After the commercial success of Take Me Home's disco, it made sense to go in a completely different direction. Her local outlaw 1%ers biker club. Well not quite, but joining a rock band called Black Rose was Cher's most stubborn attempt to become a rowdy rock bitch yet, and the results are pretty similar to her two biggest 80s albums that were yet to come at the other end of the decade. If this were any other artist's career path, it would be easy to assume the singer underwent something of an identity crisis in the previous decade (identity crisis? nope, not this plastic surgery addict), but her meaty charisma anchors all her endeavors with a weathered conviction that always means business. However, literally no one was buying it. Cher and her boys hit the road, and the era was a (Bob Mackie designed) dress rehearsal for subsequent material. Cher certainly isn't afraid to enjoy hoots more than hits: the album Black Rose is more corny than thorny, and her ambitious fight for rock stardom let's all her delicious mannerisms off the leash for some of her most unrestrained/strained performances yet.
With its jaunty opening, Never Should've Started isn't as prophetic as you might think. Cher's breathless opening lines are haunting and utterly beguiling (even if it lacks polish), until she swoops in with a deliciously (and let's face it, butch) "hoooooOOOOOH YEAH" which activates the track kicking itself into gear. Gurning and grimacing her way through the chorus, with her band chanting on back-up, it's a pretty melodic outburst. I don't think this has ever featured on any compilation to date, but if I were dividing her decades into separate discs, this would open my 80s volume. The song was lip-synced on live television, which might not have been the best way to prove one's rock star credentials (note: the performance above IS live).
Cher's quaking bellowing on Julie is a full-on, swearing, chugging pub rocker. If anything, I can get a fix out of her frothing at the mouth style vocals, but this is not exactly one to name-check as a career highlight. "You lying bitch" always raises a smile if nothing else.
With her biker mama imagery, it was a concern that Take It From The Boys would turn out to be the singer pulling a train (of thought). Although it's incredibly cheesy, the track is surprisingly energetic and unleashes some incredible phrasing from our old gal.
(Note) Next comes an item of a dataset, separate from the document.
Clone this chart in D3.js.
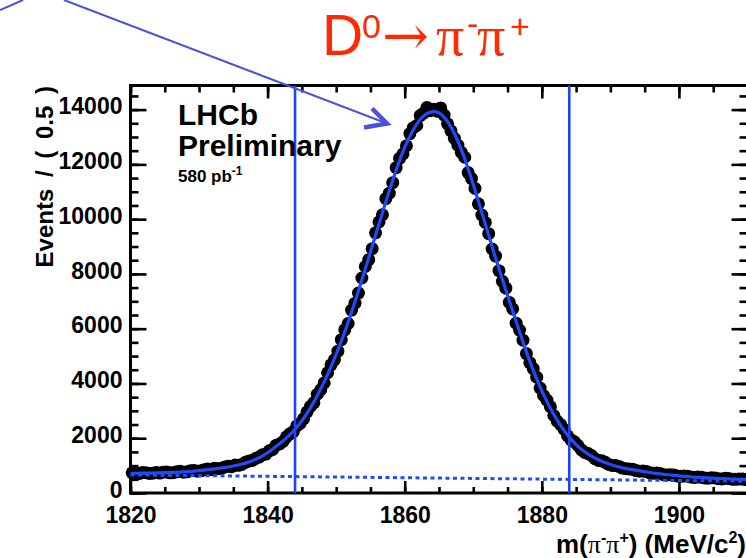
<!DOCTYPE html>
<html>
<head>
<meta charset="utf-8">
<script src="https://cdn.jsdelivr.net/npm/d3@7"></script>
<style>
  body { margin: 0; background: #fff; }
  svg { display: block; font-family: "Liberation Sans", Arial, Helvetica, sans-serif; }
</style>
</head>
<body>
<svg id="chart" width="746" height="558"></svg>
<script>
// histogram: 180 bins of 0.5 MeV between 1820 and 1910
var binStart = 1820, binWidth = 0.5;
var events = [
  735, 705, 710, 748, 740, 715, 722, 751, 728, 760,
  770, 736, 741, 778, 790, 760, 772, 812, 820, 798,
  808, 850, 872, 851, 905, 886, 900, 952, 976, 962,
  1020, 1010, 1045, 1120, 1165, 1190, 1262, 1310, 1395, 1420,
  1540, 1590, 1745, 1790, 1880, 2050, 2160, 2240, 2450, 2540,
  2710, 2960, 3160, 3300, 3610, 3770, 4020, 4390, 4680, 4870,
  5180, 5600, 5960, 6190, 6680, 6930, 7300, 7850, 8270, 8520,
  8920, 9500, 9900, 10160, 10750, 10950, 11330, 11880, 12220, 12380,
  12680, 13120, 13340, 13420, 13780, 13870, 14080, 13960, 14010, 13940,
  14060, 13800, 13480, 13220, 12950, 12700, 12440, 12260, 11700, 11480,
  11120, 10560, 10150, 9880, 9470, 8910, 8650, 8120, 7730, 7480,
  6960, 6720, 6200, 5950, 5580, 5090, 4760, 4540, 4230, 3830,
  3560, 3390, 3150, 2830, 2620, 2500, 2320, 2090, 1940, 1870,
  1740, 1580, 1480, 1440, 1370, 1250, 1190, 1175, 1120, 1045,
  1005, 1000, 970, 910, 885, 880, 865, 818, 798, 805,
  782, 738, 720, 730, 710, 670, 660, 668, 655, 620,
  608, 625, 612, 582, 570, 588, 575, 550, 540, 556,
  548, 522, 515, 535, 528, 505, 498, 515, 508, 490
];

// fitted total pdf, one value per MeV from 1820 to 1910
var fitStart = 1820;
var fitEvents = [
  720, 722, 725, 729, 734, 742, 751, 762, 776, 793,
  815, 842, 872, 905, 940, 985, 1040, 1110, 1200, 1320,
  1470, 1650, 1850, 2070, 2330, 2640, 3010, 3440, 3930, 4470,
  5060, 5710, 6420, 7180, 7980, 8800, 9620, 10440, 11230, 11970,
  12620, 13150, 13560, 13820, 13920, 13880, 13650, 13250, 12700, 12020,
  11260, 10450, 9620, 8790, 7990, 7220, 6460, 5700, 4980, 4320,
  3730, 3210, 2760, 2370, 2040, 1770, 1550, 1380, 1240, 1130,
  1040, 970, 910, 860, 820, 780, 740, 705, 675, 650,
  625, 605, 585, 570, 555, 542, 530, 520, 510, 502,
  495
];

// background component (dotted)
var bgMass = [1820, 1910];
var bgEvents = [660, 430];

// signal window
var windowEdges = [1844, 1884];

var xTicks = [1820, 1840, 1860, 1880, 1900];
var yTicks = [0, 2000, 4000, 6000, 8000, 10000, 12000, 14000];

var svg = d3.select("#chart");

var x = d3.scaleLinear().domain([1820, 1910]).range([130.5, 747.5]);
var y = d3.scaleLinear().domain([0, 14880]).range([493, 85.5]);

var blue = "#1f4bff";

function tidy(g, labels) {
  g.select(".domain").remove();
  g.selectAll(".tick line").attr("stroke", "#000").attr("stroke-width", 2.6);
  g.selectAll(".tick text")
    .attr("fill", "#000")
    .attr("font-size", 23)
    .attr("font-weight", "bold")
    .attr("font-family", "'Liberation Sans', Arial, sans-serif");
  if (!labels) g.selectAll(".tick text").remove();
}

var yMinor = d3.range(0, 14880, 500);
var xMinor = d3.range(1820, 1911, 5);

// left axis
svg.append("g").attr("transform", "translate(" + x(1820) + ",0)")
  .call(d3.axisLeft(y).tickValues(yMinor).tickSize(-8)).call(tidy, false);
svg.append("g").attr("transform", "translate(" + x(1820) + ",0)")
  .call(d3.axisLeft(y).tickValues(yTicks).tickSize(-16).tickPadding(8).tickFormat(d3.format("d")))
  .call(tidy, true)
  .selectAll(".tick text").attr("dy", "0.18em");
// right axis
svg.append("g").attr("transform", "translate(" + x(1910) + ",0)")
  .call(d3.axisRight(y).tickValues(yMinor).tickSize(-8)).call(tidy, false);
svg.append("g").attr("transform", "translate(" + x(1910) + ",0)")
  .call(d3.axisRight(y).tickValues(yTicks).tickSize(-16)).call(tidy, false);
// bottom axis
svg.append("g").attr("transform", "translate(0," + y(0) + ")")
  .call(d3.axisBottom(x).tickValues(xMinor).tickSize(-6)).call(tidy, false);
svg.append("g").attr("transform", "translate(0," + y(0) + ")")
  .call(d3.axisBottom(x).tickValues(xTicks).tickSize(-12).tickPadding(14).tickFormat(d3.format("d")))
  .call(tidy, true);
// top axis
svg.append("g").attr("transform", "translate(0," + y(14880) + ")")
  .call(d3.axisTop(x).tickValues(xMinor).tickSize(-7)).call(tidy, false);
svg.append("g").attr("transform", "translate(0," + y(14880) + ")")
  .call(d3.axisTop(x).tickValues(xTicks).tickSize(-13)).call(tidy, false);

// frame
svg.append("rect")
  .attr("x", x(1820)).attr("y", y(14880))
  .attr("width", x(1910) - x(1820)).attr("height", y(0) - y(14880))
  .attr("fill", "none").attr("stroke", "#000").attr("stroke-width", 3);

// data points
svg.append("g").selectAll("circle")
  .data(events)
  .enter().append("circle")
    .attr("cx", function(d, i) { return x(binStart + (i + 0.5) * binWidth); })
    .attr("cy", function(d) { return y(d); })
    .attr("r", 6.5)
    .attr("fill", "#000");

// fit curve
var line = d3.line()
  .x(function(d, i) { return x(fitStart + i); })
  .y(function(d) { return y(d); })
  .curve(d3.curveNatural);

svg.append("path")
  .datum(fitEvents)
  .attr("d", line)
  .attr("fill", "none")
  .attr("stroke", blue)
  .attr("stroke-width", 3.2);

// background
svg.append("path")
  .datum(bgEvents)
  .attr("d", d3.line().x(function(d, i) { return x(bgMass[i]); }).y(function(d) { return y(d); }))
  .attr("fill", "none")
  .attr("stroke", blue)
  .attr("stroke-width", 3)
  .attr("stroke-dasharray", "4 3.5");

// window lines
svg.append("g").selectAll("line")
  .data(windowEdges)
  .enter().append("line")
    .attr("x1", function(d) { return x(d); })
    .attr("x2", function(d) { return x(d); })
    .attr("y1", y(14880))
    .attr("y2", y(0))
    .attr("stroke", "#1d44f5")
    .attr("stroke-width", 2.6);

// LHCb label
svg.append("text").attr("x", 178).attr("y", 125)
  .attr("font-size", 30).attr("font-weight", "bold").text("LHCb");
svg.append("text").attr("x", 178).attr("y", 156)
  .attr("font-size", 30).attr("font-weight", "bold").text("Preliminary");
var lumi = svg.append("text").attr("x", 178).attr("y", 182)
  .attr("font-size", 17).attr("font-weight", "bold");
lumi.append("tspan").text("580 pb");
lumi.append("tspan").attr("dy", -7).attr("font-size", 12).text("-1");

// axis titles
var xt = svg.append("text")
  .attr("x", 746).attr("y", 553)
  .attr("text-anchor", "end")
  .attr("font-size", 26).attr("font-weight", "bold");
xt.append("tspan").text("m(");
xt.append("tspan").attr("font-family", "'Liberation Serif', serif").attr("font-weight", "normal").text("\u03c0");
xt.append("tspan").attr("dy", -10).attr("font-size", 16).text("-");
xt.append("tspan").attr("dy", 10).attr("font-family", "'Liberation Serif', serif").attr("font-weight", "normal").text("\u03c0");
xt.append("tspan").attr("dy", -10).attr("font-size", 16).text("+");
xt.append("tspan").attr("dy", 10).text(") (MeV/c");
xt.append("tspan").attr("dy", -10).attr("font-size", 16).text("2");
xt.append("tspan").attr("dy", 10).text(")");

svg.append("text")
  .attr("transform", "translate(53,86) rotate(-90)")
  .attr("text-anchor", "end")
  .attr("font-size", 24).attr("font-weight", "bold")
  .attr("word-spacing", 5)
  .text("Events / ( 0.5 )");

// title
var red = "#ff2a00";
var title = svg.append("g").attr("fill", red);
title.append("text").attr("x", 322).attr("y", 55).attr("font-size", 57).text("D");
title.append("text").attr("x", 362).attr("y", 38).attr("font-size", 34).text("0");
title.append("text").attr("x", 382).attr("y", 55).attr("font-size", 56)
  .attr("font-family", "'DejaVu Serif', serif").text("\u2192");
title.append("text").attr("x", 436).attr("y", 55).attr("font-size", 56)
  .attr("font-family", "'Liberation Serif', serif").text("\u03c0");
title.append("text").attr("x", 467).attr("y", 35).attr("font-size", 34).text("-");
title.append("text").attr("x", 477).attr("y", 55).attr("font-size", 56)
  .attr("font-family", "'Liberation Serif', serif").text("\u03c0");
title.append("text").attr("x", 510).attr("y", 38).attr("font-size", 34).text("+");

// annotation arrow coming from outside the frame
var arrowColor = "#4c52dd";
var tip = [387, 123.5];
svg.append("line").attr("x1", 64).attr("y1", 0).attr("x2", tip[0]).attr("y2", tip[1])
  .attr("stroke", arrowColor).attr("stroke-width", 2);
svg.append("line").attr("x1", 0).attr("y1", 10).attr("x2", 23).attr("y2", 0)
  .attr("stroke", arrowColor).attr("stroke-width", 2);
svg.append("path")
  .attr("d", "M" + (tip[0] - 15) + "," + (tip[1] - 15) + "L" + tip[0] + "," + tip[1] + "L" + (tip[0] - 23) + "," + (tip[1] + 4))
  .attr("fill", "none").attr("stroke", arrowColor).attr("stroke-width", 4.5)
  .attr("stroke-linejoin", "miter");
</script>
</body>
</html>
Cher handles it like a pro, "no slack". More rock overstatement, We All Fly Home ("don't feel the danger 'cause it's the only fuckin' stranger") isn't as turbulent as it could have been. I rather enjoy it as a more spastic counterpart to We All Sleep Alone, in the sense that it sounds nothing like it and takes a completely different stance.
Mixing easy rock with being easy, 88 Degrees "signs a deal for a whole lotta do" and "it's so damn hot" thanks for asking. A meddling mid-tempo sag for sure, but she had to catch her breath at some point. Cher's sedulous rock pursuit is easy to mock, but duetting with her band-mate on You Know It is sincere enough, even if the sound is somewhat homogenized. Crow-barring a gentle ballad into the mix, Young & Pretty "gives up that old routine" and frankly both Cher (1987) and Heart of Stone (1989) could have done with a song or two like this as a third quarter album track.
On an album of big and barely controllable and identifiable emotions, it makes sense to blow off yet more 80s power-pop steam on the album's climax. Revving up manufactured Springstein riffs, Fast Company goes down in flames whilst pledging to "drink the fumes". The flair, fuel and economy of the album is at its glossiest here, and unsurprisingly it's one of my highlights. The image of Cher clinging on to her biker lover going 200 mph makes me imagine her wig going flying way up into the sky. Glamour has no speed limit.
Moving on from the kitsch carnage of Prisoner, personally I find Black Rose an easier listen than both Cher and Heart of Stone even if it lacks the gigantic peaks of either album. Whether Cher's behaviour created scandal is before my time, but lyrically this more CHER than her 80s/90s Geffen trio. She sounds rather liberated here. The biker babe bruised and used pop axiom sounds instinctive enough for the question of Cher's integrity to be nonexistent, and it's also more eccentric than its blockbuster counterparts, which is often the highest Cher value of all - it's a cocktail of aggressive rock (that never quite goes full pelt), but with transfixing camp fascination. I can only imagine this was never truly expected to be a commercial success, which makes the project seem all the more impressive.